* _Task inputs_:
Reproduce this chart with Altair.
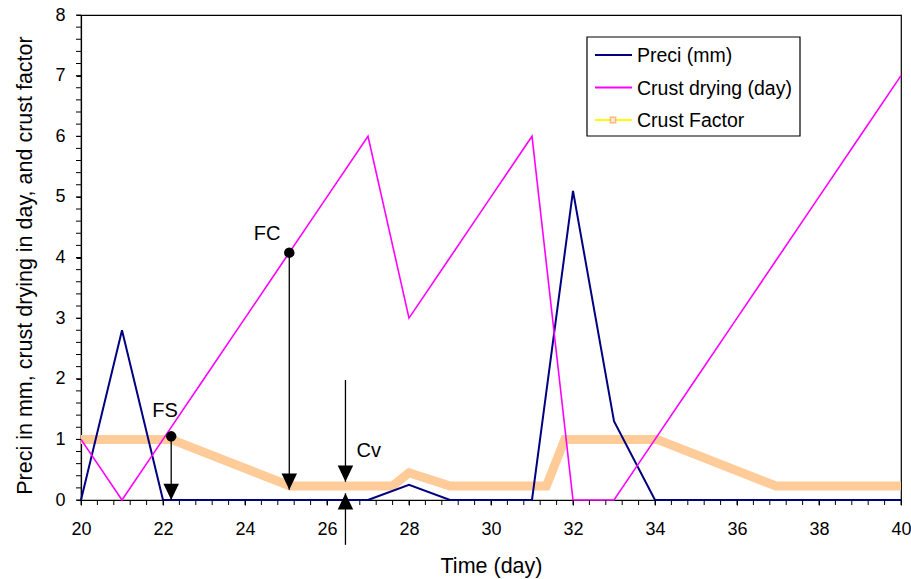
import altair as alt
import pandas as pd

# ---- series (daily values) ----
days = list(range(20, 41))
preci_mm = [0, 2.8, 0, 0, 0, 0, 0, 0, 0.25, 0, 0, 0, 5.1, 1.3, 0, 0, 0, 0, 0, 0, 0]
crust_drying = [1, 0, 1, 2, 3, 4, 5, 6, 3, 4, 5, 6, 0, 0, 1, 2, 3, 4, 5, 6, 7]

# crust factor, sampled at its break points
cf_days = [20, 22.2, 25.1, 27.6, 28.0, 29.0, 31.35, 31.8, 34.05, 36.95, 40]
cf_values = [1, 1, 0.23, 0.23, 0.45, 0.23, 0.23, 1, 1, 0.23, 0.23]

# annotation anchors
dot_x = [22.2, 25.08]
dot_y = [1.05, 4.08]
label_text = ["FS", "FC", "Cv"]
label_x = [22.05, 24.54, 27.02]
label_y = [1.47, 4.39, 0.81]
arrow_x = [22.2, 25.08, 26.45, 26.45]
arrow_from = [1.05, 4.08, 1.98, -0.74]
arrow_tip = [0.0, 0.17, 0.30, 0.11]
arrow_dir = ["down", "down", "down", "up"]

# axis ticks
x_major = list(range(20, 41, 2))
y_major = list(range(0, 9))
x_minor = [round(20 + 0.4 * i, 2) for i in range(51)]
y_minor = [round(0.2 * i, 2) for i in range(41)]

W, H = 820, 485
FONT = "Liberation Sans"
NAVY, MAGENTA, PEACH, YELLOW = "#000080", "#FF00FF", "#FFCC99", "#FFFF00"

xs = alt.Scale(domain=[20, 40], nice=False, zero=False)
ys = alt.Scale(domain=[0, 8], nice=False, zero=False)

df = pd.DataFrame({"day": days, "preci": preci_mm, "drying": crust_drying})
cf = pd.DataFrame({"day": cf_days, "cf": cf_values})

x_axis = alt.Axis(values=x_major, format="d", title="Time (day)", grid=False,
                  tickSize=5, labelPadding=15, labelFlush=False, titleY=72,
                  titleX=W / 2, titleBaseline="alphabetic")
y_axis = alt.Axis(values=y_major, format="d",
                  title="Preci in mm, crust drying in day, and crust factor",
                  grid=False, tickSize=5, labelPadding=11, labelFlush=False,
                  titleX=-50, titleY=250, titleBaseline="alphabetic")


def X(field):
    return alt.X(field, scale=xs, axis=x_axis)


def Y(field):
    return alt.Y(field, scale=ys, axis=y_axis)


factor_line = alt.Chart(cf).mark_line(color=PEACH, strokeWidth=9, strokeJoin="miter").encode(
    x=X("day:Q"), y=Y("cf:Q"))
preci_line = alt.Chart(df).mark_line(color=NAVY, strokeWidth=2).encode(
    x=X("day:Q"), y=Y("preci:Q"))
drying_line = alt.Chart(df).mark_line(color=MAGENTA, strokeWidth=1.6).encode(
    x=X("day:Q"), y=Y("drying:Q"))

# minor ticks along both axes
xm = alt.Chart(pd.DataFrame({"day": x_minor})).mark_rule(color="black", strokeWidth=1).encode(
    x=X("day:Q"), y=alt.value(H), y2=alt.value(H + 5))
ym = alt.Chart(pd.DataFrame({"v": y_minor})).mark_rule(color="black", strokeWidth=1).encode(
    y=Y("v:Q"), x=alt.value(-5), x2=alt.value(0))

# arrows
arr = pd.DataFrame({"x": arrow_x, "y0": arrow_from, "y1": arrow_tip, "dir": arrow_dir})
arrow_shafts = alt.Chart(arr).mark_rule(color="black", strokeWidth=1.3).encode(
    x=X("x:Q"), y=Y("y0:Q"), y2="y1:Q")
head_down = alt.Chart(arr[arr["dir"] == "down"]).mark_point(
    shape="M-1,-2.1L1,-2.1L0,0Z", filled=True, color="black", opacity=1, size=240
).encode(x=X("x:Q"), y=Y("y1:Q"))
head_up = alt.Chart(arr[arr["dir"] == "up"]).mark_point(
    shape="M-1,2.1L1,2.1L0,0Z", filled=True, color="black", opacity=1, size=240
).encode(x=X("x:Q"), y=Y("y1:Q"))

dots = alt.Chart(pd.DataFrame({"x": dot_x, "y": dot_y})).mark_circle(
    color="black", opacity=1, size=110
).encode(x=X("x:Q"), y=Y("y:Q"))

labels = alt.Chart(pd.DataFrame({"x": label_x, "y": label_y, "t": label_text})).mark_text(
    font=FONT, fontSize=20, color="black", align="center", baseline="middle"
).encode(x=X("x:Q"), y=Y("y:Q"), text="t:N")

# legend box
legend_names = ["Preci (mm)", "Crust drying (day)", "Crust Factor"]
legend_colors = [NAVY, MAGENTA, YELLOW]
LX0, LX1, LY0, LY1 = 506, 719, 22, 121
legend_layers = [
    alt.Chart(pd.DataFrame({"a": [0]})).mark_rect(fill="white", stroke="black", strokeWidth=1.2).encode(
        x=alt.value(LX0), x2=alt.value(LX1), y=alt.value(LY0), y2=alt.value(LY1))
]
for i, (name, col) in enumerate(zip(legend_names, legend_colors)):
    yy = 40 + 32.5 * i
    legend_layers.append(
        alt.Chart(pd.DataFrame({"a": [0]})).mark_rule(color=col, strokeWidth=2).encode(
            x=alt.value(514), x2=alt.value(551), y=alt.value(yy)))
    legend_layers.append(
        alt.Chart(pd.DataFrame({"t": [name]})).mark_text(
            font=FONT, fontSize=19.5, color="black", align="left", baseline="middle"
        ).encode(x=alt.value(556), y=alt.value(yy + 1), text="t:N"))
legend_layers.append(
    alt.Chart(pd.DataFrame({"a": [0]})).mark_point(
        shape="square", size=28, filled=True, fill="#FFE8D0", stroke="#F5B880",
        strokeWidth=1.5, opacity=1).encode(x=alt.value(532), y=alt.value(105)))

chart = alt.layer(
    factor_line, preci_line, drying_line, xm, ym,
    arrow_shafts, head_down, head_up, dots, labels, *legend_layers
).properties(
    width=W, height=H,
    padding={"left": 81, "top": 15, "right": 10, "bottom": 79},
    autosize=alt.AutoSizeParams(type="none"),
    background="white",
).configure(font=FONT).configure_view(
    stroke="black", strokeWidth=1.2
).configure_axis(
    labelFont=FONT, titleFont=FONT, labelFontSize=18, titleFontSize=21.5,
    titleFontWeight="normal", labelColor="black", titleColor="black",
    domainColor="black", tickColor="black", domainWidth=1.2, tickWidth=1,
)

chart.save("out.html", embed_options={"renderer": "svg", "actions": False})
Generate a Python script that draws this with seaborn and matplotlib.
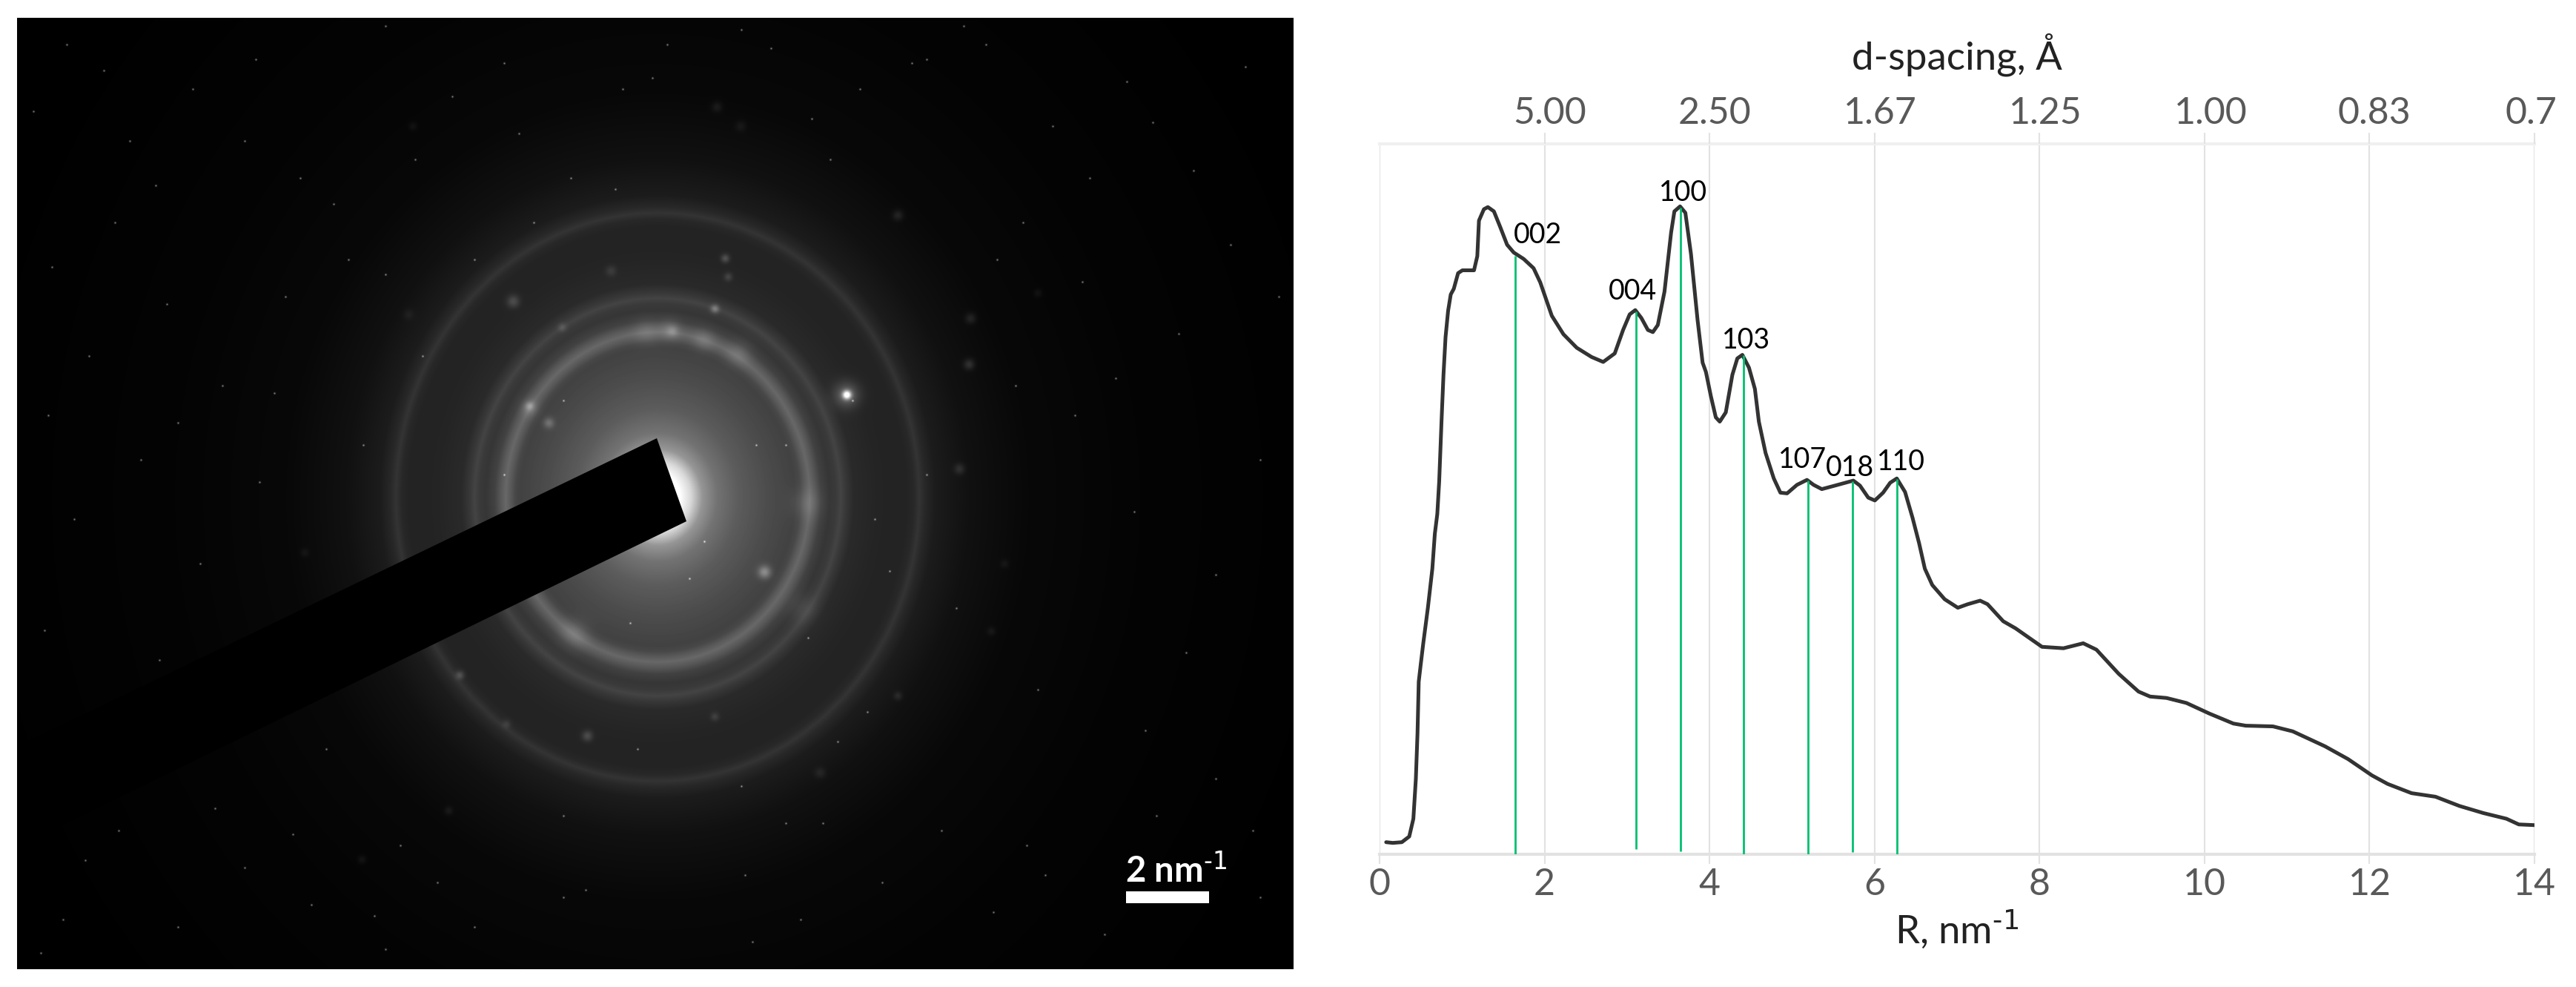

* _What this task involves_: Take the lines from the first line of the entries through the line with "1, 0.23, 0.23]", inclusive, and give them again exactly, minus any pictures.

* _Written response_:
Reproduce this chart with Altair.
import altair as alt
import pandas as pd

# ---- series (daily values) ----
days = list(range(20, 41))
preci_mm = [0, 2.8, 0, 0, 0, 0, 0, 0, 0.25, 0, 0, 0, 5.1, 1.3, 0, 0, 0, 0, 0, 0, 0]
crust_drying = [1, 0, 1, 2, 3, 4, 5, 6, 3, 4, 5, 6, 0, 0, 1, 2, 3, 4, 5, 6, 7]

# crust factor, sampled at its break points
cf_days = [20, 22.2, 25.1, 27.6, 28.0, 29.0, 31.35, 31.8, 34.05, 36.95, 40]
cf_values = [1, 1, 0.23, 0.23, 0.45, 0.23, 0.23, 1, 1, 0.23, 0.23]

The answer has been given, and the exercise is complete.